• **TO DO**: Please return nothing but the lines between the line holding "Reproduce this chart with Apache ECharts." and the line holding "var prb = Math.max(0, twoLineWidth - 32);", both ends included, without the pictures.

• **LISTED RECORDS**:
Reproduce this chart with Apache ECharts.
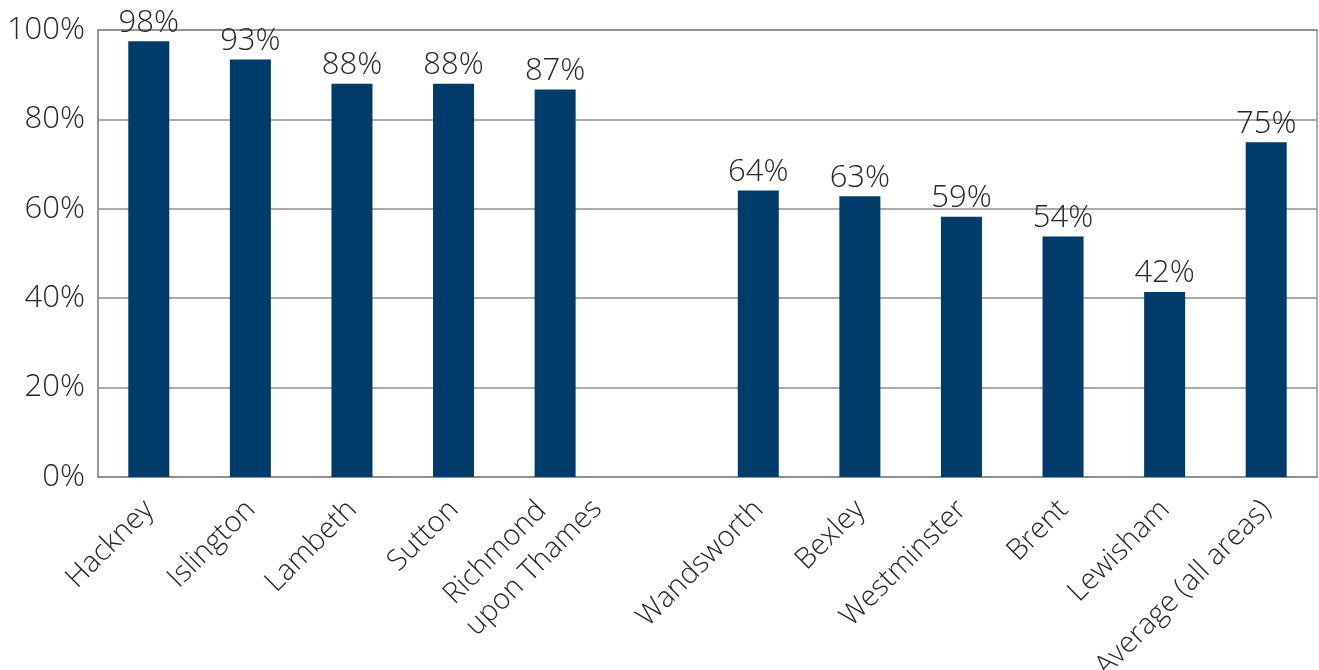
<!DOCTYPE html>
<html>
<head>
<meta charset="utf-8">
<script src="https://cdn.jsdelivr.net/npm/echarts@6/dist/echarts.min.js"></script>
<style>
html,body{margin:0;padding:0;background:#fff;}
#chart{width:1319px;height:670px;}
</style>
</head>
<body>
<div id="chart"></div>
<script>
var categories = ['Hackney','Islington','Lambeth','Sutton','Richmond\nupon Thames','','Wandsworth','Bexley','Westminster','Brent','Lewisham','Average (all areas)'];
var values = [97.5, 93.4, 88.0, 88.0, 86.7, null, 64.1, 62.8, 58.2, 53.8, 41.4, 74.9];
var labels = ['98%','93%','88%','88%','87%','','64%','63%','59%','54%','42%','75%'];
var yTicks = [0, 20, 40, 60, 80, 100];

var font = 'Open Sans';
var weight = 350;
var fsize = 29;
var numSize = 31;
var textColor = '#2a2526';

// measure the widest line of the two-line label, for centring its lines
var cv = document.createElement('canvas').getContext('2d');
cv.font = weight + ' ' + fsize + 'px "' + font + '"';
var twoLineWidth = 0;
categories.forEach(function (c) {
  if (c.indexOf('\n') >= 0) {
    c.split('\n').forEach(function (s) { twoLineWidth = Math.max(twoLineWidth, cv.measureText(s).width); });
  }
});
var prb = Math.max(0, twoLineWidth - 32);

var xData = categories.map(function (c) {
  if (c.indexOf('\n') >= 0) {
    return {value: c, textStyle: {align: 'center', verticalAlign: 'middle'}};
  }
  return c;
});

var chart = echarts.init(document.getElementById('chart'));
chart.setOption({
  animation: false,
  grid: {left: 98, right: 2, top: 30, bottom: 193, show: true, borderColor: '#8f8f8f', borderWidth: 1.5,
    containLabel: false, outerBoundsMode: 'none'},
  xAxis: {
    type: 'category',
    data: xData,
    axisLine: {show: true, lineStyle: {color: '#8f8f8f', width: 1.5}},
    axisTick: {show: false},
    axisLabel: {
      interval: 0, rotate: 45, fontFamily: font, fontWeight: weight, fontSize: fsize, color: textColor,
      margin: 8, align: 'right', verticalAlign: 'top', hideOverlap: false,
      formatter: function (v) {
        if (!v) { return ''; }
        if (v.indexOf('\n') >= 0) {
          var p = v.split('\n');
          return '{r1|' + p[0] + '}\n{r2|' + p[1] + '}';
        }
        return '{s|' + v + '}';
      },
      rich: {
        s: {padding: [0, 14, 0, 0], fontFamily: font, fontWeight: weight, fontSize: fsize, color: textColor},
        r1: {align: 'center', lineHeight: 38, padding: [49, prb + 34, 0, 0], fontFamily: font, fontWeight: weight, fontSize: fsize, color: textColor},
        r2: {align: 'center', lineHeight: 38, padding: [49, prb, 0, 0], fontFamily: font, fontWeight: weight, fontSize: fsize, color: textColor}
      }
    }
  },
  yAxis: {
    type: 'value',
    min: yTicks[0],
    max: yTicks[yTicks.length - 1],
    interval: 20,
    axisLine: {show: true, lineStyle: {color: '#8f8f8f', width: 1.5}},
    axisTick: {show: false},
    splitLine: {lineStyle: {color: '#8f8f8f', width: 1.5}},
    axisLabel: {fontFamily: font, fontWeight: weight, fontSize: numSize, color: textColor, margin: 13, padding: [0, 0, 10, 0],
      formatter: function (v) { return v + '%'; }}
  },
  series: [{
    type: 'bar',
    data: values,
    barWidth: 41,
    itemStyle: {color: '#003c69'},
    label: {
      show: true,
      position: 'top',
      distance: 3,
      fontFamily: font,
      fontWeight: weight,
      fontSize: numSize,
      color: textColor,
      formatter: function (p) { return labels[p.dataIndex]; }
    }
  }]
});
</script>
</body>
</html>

...

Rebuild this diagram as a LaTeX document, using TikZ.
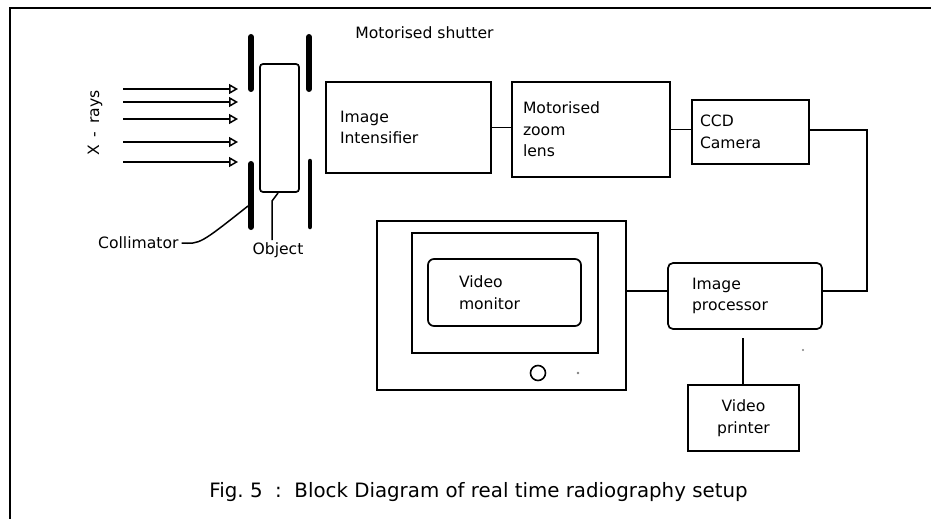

• **SOLUTION TO THE PROBLEM**:
Reproduce this chart with Apache ECharts.
<!DOCTYPE html>
<html>
<head>
<meta charset="utf-8">
<script src="https://cdn.jsdelivr.net/npm/echarts@6/dist/echarts.min.js"></script>
<style>
html,body{margin:0;padding:0;background:#fff;}
#chart{width:1319px;height:670px;}
</style>
</head>
<body>
<div id="chart"></div>
<script>
var categories = ['Hackney','Islington','Lambeth','Sutton','Richmond\nupon Thames','','Wandsworth','Bexley','Westminster','Brent','Lewisham','Average (all areas)'];
var values = [97.5, 93.4, 88.0, 88.0, 86.7, null, 64.1, 62.8, 58.2, 53.8, 41.4, 74.9];
var labels = ['98%','93%','88%','88%','87%','','64%','63%','59%','54%','42%','75%'];
var yTicks = [0, 20, 40, 60, 80, 100];

var font = 'Open Sans';
var weight = 350;
var fsize = 29;
var numSize = 31;
var textColor = '#2a2526';

// measure the widest line of the two-line label, for centring its lines
var cv = document.createElement('canvas').getContext('2d');
cv.font = weight + ' ' + fsize + 'px "' + font + '"';
var twoLineWidth = 0;
categories.forEach(function (c) {
  if (c.indexOf('\n') >= 0) {
    c.split('\n').forEach(function (s) { twoLineWidth = Math.max(twoLineWidth, cv.measureText(s).width); });
  }
});
var prb = Math.max(0, twoLineWidth - 32);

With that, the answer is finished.